Cuando Elvin era pequeño, ella vivió un tiempo alquilada en el barrio Almácigo, en Yauco, laboraba como costurera en una fábrica de ropa militar en Sabana Grande y por las noches estudiaba en la Universidad Interamericana, en San Germán, pero no completó el bachillerato.
Narró que posteriormente, en una visita que le hizo a sus padres en Rancheras conoció a su esposo Reinaldo, también de una familia de agricultores del barrio, quien había regresado tras emigrar a Nueva Jersey. Agregó, que en 2002, luego que él se divorció, formalizaron una relación y en la unión, procrearon a su segundo hijo Dylan Arnaldo, quien tiene 20 años. María también crió desde los 11 años a Reinamarie, hija de su esposo y madre de Sofía, de 14 años y Valeria, de 10 años. “Ellas son mis nietas”, sostuvo la agricultora.
Dijo que vivió cuatro años con su esposo en Texas y en 2019, regresaron a Las Rancheras. Cuenta que en ese momento, su mamá y su padrastro se habían divorciado y le impactó encontrar la finca cundida de maleza.
“No había nada sembrado, la yerba se había tragado todos los frutos. Me partió el alma, empecé a limpiarla y decidí retomarla”, compartío la agricultora y evalúa la posibilidad de comprarle una parte a sus hermanos.
Dijo que desde entonces vive de sus cosechas y aprovecha todos los frutos de la finca. “Elaboro pasteles, alcapurias, los vendo a diferentes comercios. Para el Festival del Café vendí 50 docenas de alcapurias y dos restaurantes de Guánica también quieren comprarlas.
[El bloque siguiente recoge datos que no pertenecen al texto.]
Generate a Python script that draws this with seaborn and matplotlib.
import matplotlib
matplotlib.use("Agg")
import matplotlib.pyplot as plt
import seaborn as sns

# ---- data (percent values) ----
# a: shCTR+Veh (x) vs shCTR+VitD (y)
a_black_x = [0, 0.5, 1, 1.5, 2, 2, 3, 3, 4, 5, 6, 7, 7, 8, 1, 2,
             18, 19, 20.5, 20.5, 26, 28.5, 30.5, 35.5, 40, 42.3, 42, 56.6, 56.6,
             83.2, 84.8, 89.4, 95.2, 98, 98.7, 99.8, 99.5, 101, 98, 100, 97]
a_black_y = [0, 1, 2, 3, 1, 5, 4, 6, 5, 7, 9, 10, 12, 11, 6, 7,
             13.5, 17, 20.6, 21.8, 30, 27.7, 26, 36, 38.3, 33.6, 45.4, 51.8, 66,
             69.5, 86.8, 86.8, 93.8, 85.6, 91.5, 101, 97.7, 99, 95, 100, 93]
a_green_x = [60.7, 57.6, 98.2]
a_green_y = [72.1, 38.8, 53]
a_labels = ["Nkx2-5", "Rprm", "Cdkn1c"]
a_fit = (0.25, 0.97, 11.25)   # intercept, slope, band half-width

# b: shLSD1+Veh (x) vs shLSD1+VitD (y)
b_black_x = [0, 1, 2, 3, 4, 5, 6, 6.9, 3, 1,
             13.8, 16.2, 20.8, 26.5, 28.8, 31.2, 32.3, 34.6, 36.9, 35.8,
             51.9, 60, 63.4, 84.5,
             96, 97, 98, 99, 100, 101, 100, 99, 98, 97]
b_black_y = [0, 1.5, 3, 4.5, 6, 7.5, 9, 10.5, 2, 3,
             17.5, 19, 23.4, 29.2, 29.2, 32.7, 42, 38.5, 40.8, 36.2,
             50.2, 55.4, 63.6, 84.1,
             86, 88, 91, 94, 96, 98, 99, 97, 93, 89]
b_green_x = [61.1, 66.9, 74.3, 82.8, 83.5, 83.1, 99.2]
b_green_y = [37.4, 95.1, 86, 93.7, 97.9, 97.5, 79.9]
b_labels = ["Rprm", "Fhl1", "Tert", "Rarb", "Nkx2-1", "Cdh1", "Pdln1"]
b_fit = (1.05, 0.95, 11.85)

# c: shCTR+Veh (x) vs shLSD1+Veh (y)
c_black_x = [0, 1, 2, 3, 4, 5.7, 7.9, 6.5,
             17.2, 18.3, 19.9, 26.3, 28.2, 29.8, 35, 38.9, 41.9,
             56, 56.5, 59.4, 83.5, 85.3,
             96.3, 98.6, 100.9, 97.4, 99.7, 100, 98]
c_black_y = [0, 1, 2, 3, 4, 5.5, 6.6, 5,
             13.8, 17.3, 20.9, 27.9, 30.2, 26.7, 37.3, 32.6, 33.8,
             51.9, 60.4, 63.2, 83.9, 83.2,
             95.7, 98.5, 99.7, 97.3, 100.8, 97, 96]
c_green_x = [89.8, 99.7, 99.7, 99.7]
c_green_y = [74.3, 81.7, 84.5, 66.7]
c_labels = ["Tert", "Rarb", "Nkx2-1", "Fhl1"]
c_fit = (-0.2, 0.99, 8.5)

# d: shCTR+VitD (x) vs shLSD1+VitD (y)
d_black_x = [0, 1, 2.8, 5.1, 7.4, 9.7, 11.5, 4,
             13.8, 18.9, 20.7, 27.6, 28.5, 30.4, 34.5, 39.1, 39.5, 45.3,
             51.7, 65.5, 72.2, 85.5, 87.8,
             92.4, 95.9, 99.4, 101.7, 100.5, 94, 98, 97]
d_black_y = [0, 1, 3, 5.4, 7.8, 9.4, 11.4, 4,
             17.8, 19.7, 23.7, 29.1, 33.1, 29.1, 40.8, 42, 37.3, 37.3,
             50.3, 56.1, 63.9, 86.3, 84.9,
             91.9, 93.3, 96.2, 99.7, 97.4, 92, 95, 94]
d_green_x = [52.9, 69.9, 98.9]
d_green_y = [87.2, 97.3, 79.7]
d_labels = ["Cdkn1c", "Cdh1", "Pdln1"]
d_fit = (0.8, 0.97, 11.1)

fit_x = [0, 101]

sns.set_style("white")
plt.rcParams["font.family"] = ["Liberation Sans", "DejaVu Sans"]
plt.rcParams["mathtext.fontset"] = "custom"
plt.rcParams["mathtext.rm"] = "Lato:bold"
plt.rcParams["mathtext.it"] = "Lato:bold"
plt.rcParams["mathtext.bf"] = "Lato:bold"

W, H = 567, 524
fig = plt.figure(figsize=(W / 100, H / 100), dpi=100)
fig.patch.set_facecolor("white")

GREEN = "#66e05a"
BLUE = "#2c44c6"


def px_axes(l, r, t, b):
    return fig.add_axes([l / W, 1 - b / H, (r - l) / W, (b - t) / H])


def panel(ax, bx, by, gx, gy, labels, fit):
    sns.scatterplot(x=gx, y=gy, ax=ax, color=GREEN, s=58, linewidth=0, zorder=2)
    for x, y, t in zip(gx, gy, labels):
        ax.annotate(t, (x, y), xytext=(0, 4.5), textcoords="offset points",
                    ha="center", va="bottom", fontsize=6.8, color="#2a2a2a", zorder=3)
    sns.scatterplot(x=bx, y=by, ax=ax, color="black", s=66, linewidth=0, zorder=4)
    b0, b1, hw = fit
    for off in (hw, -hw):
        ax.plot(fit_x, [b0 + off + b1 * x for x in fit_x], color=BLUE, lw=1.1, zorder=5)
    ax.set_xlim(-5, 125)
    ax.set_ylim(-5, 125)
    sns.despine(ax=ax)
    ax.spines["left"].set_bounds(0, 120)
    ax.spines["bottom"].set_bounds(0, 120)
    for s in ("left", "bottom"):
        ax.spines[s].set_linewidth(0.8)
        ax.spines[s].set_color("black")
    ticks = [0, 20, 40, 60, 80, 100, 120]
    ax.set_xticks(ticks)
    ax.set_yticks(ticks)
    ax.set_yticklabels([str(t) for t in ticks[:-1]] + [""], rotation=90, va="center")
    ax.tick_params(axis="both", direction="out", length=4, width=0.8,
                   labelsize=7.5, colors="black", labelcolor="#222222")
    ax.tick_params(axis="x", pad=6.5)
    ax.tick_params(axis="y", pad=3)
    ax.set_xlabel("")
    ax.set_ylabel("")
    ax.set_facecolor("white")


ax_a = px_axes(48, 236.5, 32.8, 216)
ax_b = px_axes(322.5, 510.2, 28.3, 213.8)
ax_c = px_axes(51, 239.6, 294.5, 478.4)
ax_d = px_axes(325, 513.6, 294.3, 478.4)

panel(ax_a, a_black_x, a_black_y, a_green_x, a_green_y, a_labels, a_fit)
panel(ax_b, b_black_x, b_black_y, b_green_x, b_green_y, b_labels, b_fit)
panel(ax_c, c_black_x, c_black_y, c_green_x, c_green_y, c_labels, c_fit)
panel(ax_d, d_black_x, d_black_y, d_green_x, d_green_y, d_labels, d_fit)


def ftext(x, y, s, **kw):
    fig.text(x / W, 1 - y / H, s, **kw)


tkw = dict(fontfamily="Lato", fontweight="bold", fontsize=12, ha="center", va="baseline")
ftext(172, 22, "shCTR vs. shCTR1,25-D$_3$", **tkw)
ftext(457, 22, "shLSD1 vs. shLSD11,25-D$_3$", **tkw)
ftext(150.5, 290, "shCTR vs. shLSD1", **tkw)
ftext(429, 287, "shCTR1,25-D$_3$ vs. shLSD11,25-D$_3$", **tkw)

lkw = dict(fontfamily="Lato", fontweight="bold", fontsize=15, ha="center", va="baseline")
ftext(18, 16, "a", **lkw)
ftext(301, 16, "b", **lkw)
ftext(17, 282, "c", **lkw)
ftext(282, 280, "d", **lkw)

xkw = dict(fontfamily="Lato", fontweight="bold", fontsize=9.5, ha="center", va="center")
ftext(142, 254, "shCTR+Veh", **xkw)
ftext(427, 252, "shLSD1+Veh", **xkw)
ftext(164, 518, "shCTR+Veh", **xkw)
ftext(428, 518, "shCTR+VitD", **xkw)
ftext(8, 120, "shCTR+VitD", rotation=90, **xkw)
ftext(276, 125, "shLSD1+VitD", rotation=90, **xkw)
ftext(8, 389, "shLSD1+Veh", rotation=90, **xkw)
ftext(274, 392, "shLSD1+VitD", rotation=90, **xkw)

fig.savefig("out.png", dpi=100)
Cuando los ajíes dulces están en su apogeo le vendo a supermercados y a la Finca Mi Diana, un proyecto agroecológico ubicado en Rancheras”, abundó María, quien luego de talar y deshojar matas de plátano y guineo, con el machete despejó un área el suelo y se tendió sobre la tierra.
“Se siente cómo la naturaleza te habla, cada insecto, cada pájaro, cada canto, el olor… Es rico sentir nuestra madre tierra. Es una conexión de tierra y vida”, expresó.
Subrayó que en la agricultura se trabaja duro y para las mujeres, “es cuesta arriba”, pero se puede. “Nosotras también somos madres, somos esposas, somos amas de casa. Yo fui agricultora criando a mis hijos y me los traía a coger café conmigo. Me ilusiona dejar un legado a mis hijos y a mis nietos de que tienen que amar la tierra y que hay que labrar la tierra. Yo no cambio mi campo por 10 mil pueblos ni por diez mil niuyores. Es lo que me da vida, me quita el estrés, me hace sentir útil y que estoy aportando para un Puerto Rico mejor”, destacó.